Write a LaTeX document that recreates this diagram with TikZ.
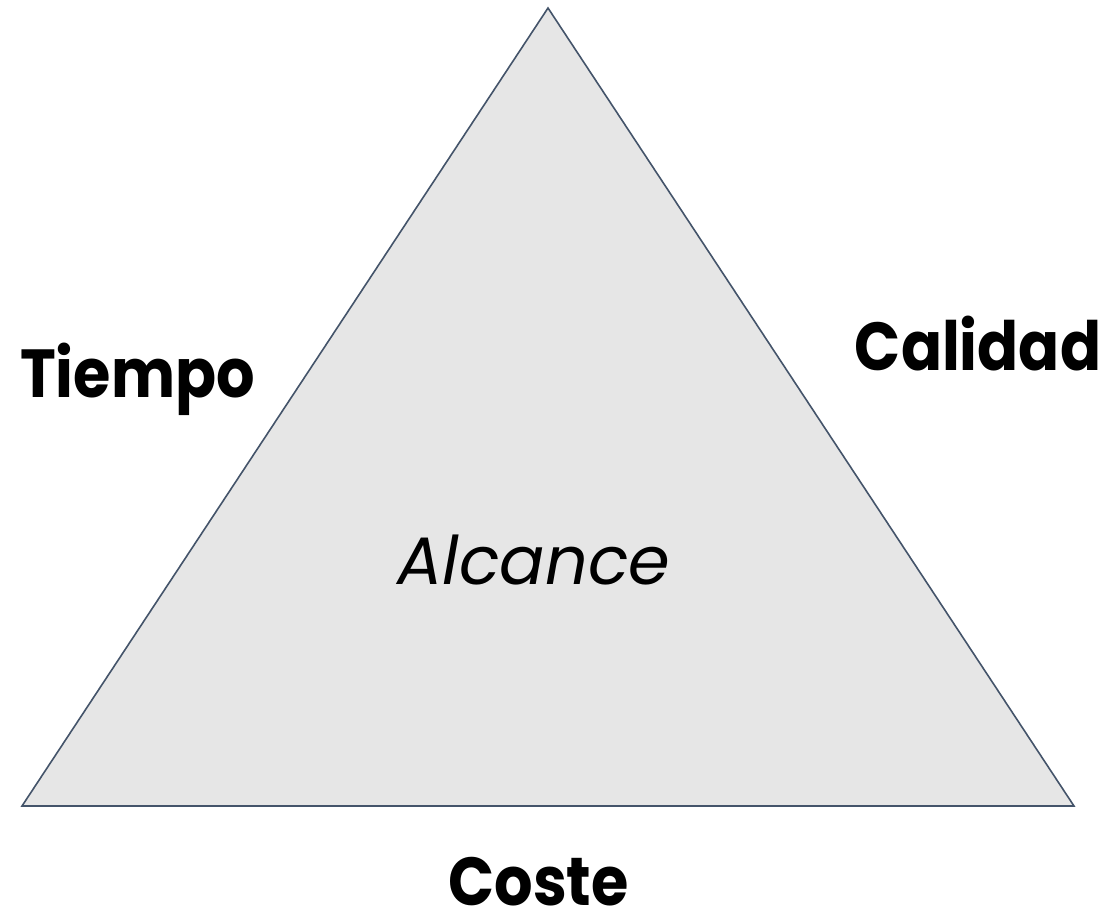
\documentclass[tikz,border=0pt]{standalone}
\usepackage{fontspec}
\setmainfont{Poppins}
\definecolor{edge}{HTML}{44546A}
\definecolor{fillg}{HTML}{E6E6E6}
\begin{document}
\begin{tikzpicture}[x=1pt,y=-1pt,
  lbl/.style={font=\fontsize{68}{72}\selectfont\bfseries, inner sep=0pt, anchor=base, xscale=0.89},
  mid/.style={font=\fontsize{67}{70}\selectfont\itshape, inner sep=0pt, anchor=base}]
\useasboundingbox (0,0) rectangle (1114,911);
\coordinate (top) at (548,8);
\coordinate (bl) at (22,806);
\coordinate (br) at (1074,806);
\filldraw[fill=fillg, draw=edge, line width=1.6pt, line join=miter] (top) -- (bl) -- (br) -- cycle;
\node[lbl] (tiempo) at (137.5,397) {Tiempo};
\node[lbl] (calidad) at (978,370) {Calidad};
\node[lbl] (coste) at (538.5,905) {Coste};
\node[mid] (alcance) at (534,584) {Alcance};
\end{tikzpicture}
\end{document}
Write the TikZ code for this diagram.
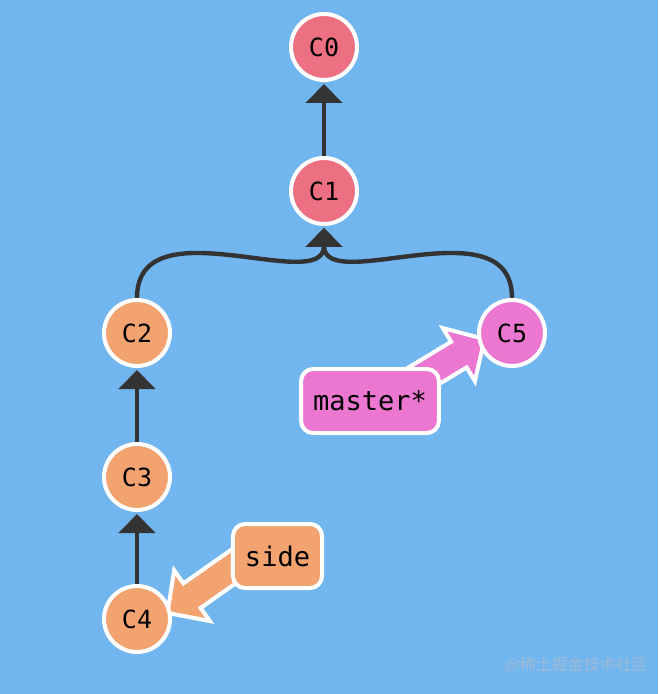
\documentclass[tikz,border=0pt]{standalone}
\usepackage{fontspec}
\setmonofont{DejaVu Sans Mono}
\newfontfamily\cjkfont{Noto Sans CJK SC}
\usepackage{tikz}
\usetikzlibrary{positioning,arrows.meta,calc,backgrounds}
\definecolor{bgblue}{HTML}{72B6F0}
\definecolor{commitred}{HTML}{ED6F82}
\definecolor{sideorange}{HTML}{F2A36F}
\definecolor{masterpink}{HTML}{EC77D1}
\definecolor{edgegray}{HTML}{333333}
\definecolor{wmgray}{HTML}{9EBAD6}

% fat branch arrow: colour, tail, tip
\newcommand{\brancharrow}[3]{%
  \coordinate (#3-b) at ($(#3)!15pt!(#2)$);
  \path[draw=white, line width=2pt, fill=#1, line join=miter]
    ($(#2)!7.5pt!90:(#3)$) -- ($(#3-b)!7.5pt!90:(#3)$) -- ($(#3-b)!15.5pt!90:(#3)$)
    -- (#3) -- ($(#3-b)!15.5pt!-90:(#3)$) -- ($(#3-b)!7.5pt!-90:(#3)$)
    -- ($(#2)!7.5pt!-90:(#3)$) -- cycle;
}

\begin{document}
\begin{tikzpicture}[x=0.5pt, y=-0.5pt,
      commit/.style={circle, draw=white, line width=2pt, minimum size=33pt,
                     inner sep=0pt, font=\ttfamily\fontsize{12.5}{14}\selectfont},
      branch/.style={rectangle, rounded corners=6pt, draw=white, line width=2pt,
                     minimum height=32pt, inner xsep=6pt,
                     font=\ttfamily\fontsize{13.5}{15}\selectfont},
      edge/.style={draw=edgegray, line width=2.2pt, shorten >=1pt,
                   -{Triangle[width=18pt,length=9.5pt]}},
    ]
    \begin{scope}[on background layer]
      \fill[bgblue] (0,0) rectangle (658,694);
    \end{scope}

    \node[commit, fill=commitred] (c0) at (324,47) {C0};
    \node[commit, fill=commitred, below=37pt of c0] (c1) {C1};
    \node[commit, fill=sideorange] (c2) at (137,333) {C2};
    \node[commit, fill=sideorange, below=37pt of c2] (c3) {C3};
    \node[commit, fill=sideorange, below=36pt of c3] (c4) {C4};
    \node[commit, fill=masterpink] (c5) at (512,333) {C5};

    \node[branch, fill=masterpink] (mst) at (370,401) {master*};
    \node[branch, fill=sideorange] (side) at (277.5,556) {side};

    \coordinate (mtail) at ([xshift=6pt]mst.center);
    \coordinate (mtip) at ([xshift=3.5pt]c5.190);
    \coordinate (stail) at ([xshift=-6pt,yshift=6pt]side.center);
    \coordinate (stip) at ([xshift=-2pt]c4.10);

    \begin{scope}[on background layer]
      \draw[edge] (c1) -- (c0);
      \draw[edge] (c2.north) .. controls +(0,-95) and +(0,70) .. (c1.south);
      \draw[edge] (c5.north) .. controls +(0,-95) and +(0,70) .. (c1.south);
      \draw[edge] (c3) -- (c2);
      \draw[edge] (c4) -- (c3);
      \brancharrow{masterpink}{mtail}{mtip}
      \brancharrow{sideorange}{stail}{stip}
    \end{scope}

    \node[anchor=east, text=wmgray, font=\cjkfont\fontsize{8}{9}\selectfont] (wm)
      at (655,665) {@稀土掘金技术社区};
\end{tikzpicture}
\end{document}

• **TASK REQUIREMENTS**
Give the data above again in full and unchanged, skipping the pictures.

• **TASK RESULT**
Write a LaTeX document that recreates this diagram with TikZ.
\documentclass[tikz,border=0pt]{standalone}
\usepackage{fontspec}
\setmainfont{Poppins}
\definecolor{edge}{HTML}{44546A}
\definecolor{fillg}{HTML}{E6E6E6}
\begin{document}
\begin{tikzpicture}[x=1pt,y=-1pt,
  lbl/.style={font=\fontsize{68}{72}\selectfont\bfseries, inner sep=0pt, anchor=base, xscale=0.89},
  mid/.style={font=\fontsize{67}{70}\selectfont\itshape, inner sep=0pt, anchor=base}]
\useasboundingbox (0,0) rectangle (1114,911);
\coordinate (top) at (548,8);
\coordinate (bl) at (22,806);
\coordinate (br) at (1074,806);
\filldraw[fill=fillg, draw=edge, line width=1.6pt, line join=miter] (top) -- (bl) -- (br) -- cycle;
\node[lbl] (tiempo) at (137.5,397) {Tiempo};
\node[lbl] (calidad) at (978,370) {Calidad};
\node[lbl] (coste) at (538.5,905) {Coste};
\node[mid] (alcance) at (534,584) {Alcance};
\end{tikzpicture}
\end{document}
Write the TikZ code for this diagram.
\documentclass[tikz,border=0pt]{standalone}
\usepackage{fontspec}
\setmonofont{DejaVu Sans Mono}
\newfontfamily\cjkfont{Noto Sans CJK SC}
\usepackage{tikz}
\usetikzlibrary{positioning,arrows.meta,calc,backgrounds}
\definecolor{bgblue}{HTML}{72B6F0}
\definecolor{commitred}{HTML}{ED6F82}
\definecolor{sideorange}{HTML}{F2A36F}
\definecolor{masterpink}{HTML}{EC77D1}
\definecolor{edgegray}{HTML}{333333}
\definecolor{wmgray}{HTML}{9EBAD6}

% fat branch arrow: colour, tail, tip
\newcommand{\brancharrow}[3]{%
  \coordinate (#3-b) at ($(#3)!15pt!(#2)$);
  \path[draw=white, line width=2pt, fill=#1, line join=miter]
    ($(#2)!7.5pt!90:(#3)$) -- ($(#3-b)!7.5pt!90:(#3)$) -- ($(#3-b)!15.5pt!90:(#3)$)
    -- (#3) -- ($(#3-b)!15.5pt!-90:(#3)$) -- ($(#3-b)!7.5pt!-90:(#3)$)
    -- ($(#2)!7.5pt!-90:(#3)$) -- cycle;
}

\begin{document}
\begin{tikzpicture}[x=0.5pt, y=-0.5pt,
      commit/.style={circle, draw=white, line width=2pt, minimum size=33pt,
                     inner sep=0pt, font=\ttfamily\fontsize{12.5}{14}\selectfont},
      branch/.style={rectangle, rounded corners=6pt, draw=white, line width=2pt,
                     minimum height=32pt, inner xsep=6pt,
                     font=\ttfamily\fontsize{13.5}{15}\selectfont},
      edge/.style={draw=edgegray, line width=2.2pt, shorten >=1pt,
                   -{Triangle[width=18pt,length=9.5pt]}},
    ]
    \begin{scope}[on background layer]
      \fill[bgblue] (0,0) rectangle (658,694);
    \end{scope}

    \node[commit, fill=commitred] (c0) at (324,47) {C0};
    \node[commit, fill=commitred, below=37pt of c0] (c1) {C1};
    \node[commit, fill=sideorange] (c2) at (137,333) {C2};
    \node[commit, fill=sideorange, below=37pt of c2] (c3) {C3};
    \node[commit, fill=sideorange, below=36pt of c3] (c4) {C4};
    \node[commit, fill=masterpink] (c5) at (512,333) {C5};

    \node[branch, fill=masterpink] (mst) at (370,401) {master*};
    \node[branch, fill=sideorange] (side) at (277.5,556) {side};

    \coordinate (mtail) at ([xshift=6pt]mst.center);
    \coordinate (mtip) at ([xshift=3.5pt]c5.190);
    \coordinate (stail) at ([xshift=-6pt,yshift=6pt]side.center);
    \coordinate (stip) at ([xshift=-2pt]c4.10);

    \begin{scope}[on background layer]
      \draw[edge] (c1) -- (c0);
      \draw[edge] (c2.north) .. controls +(0,-95) and +(0,70) .. (c1.south);
      \draw[edge] (c5.north) .. controls +(0,-95) and +(0,70) .. (c1.south);
      \draw[edge] (c3) -- (c2);
      \draw[edge] (c4) -- (c3);
      \brancharrow{masterpink}{mtail}{mtip}
      \brancharrow{sideorange}{stail}{stip}
    \end{scope}

    \node[anchor=east, text=wmgray, font=\cjkfont\fontsize{8}{9}\selectfont] (wm)
      at (655,665) {@稀土掘金技术社区};
\end{tikzpicture}
\end{document}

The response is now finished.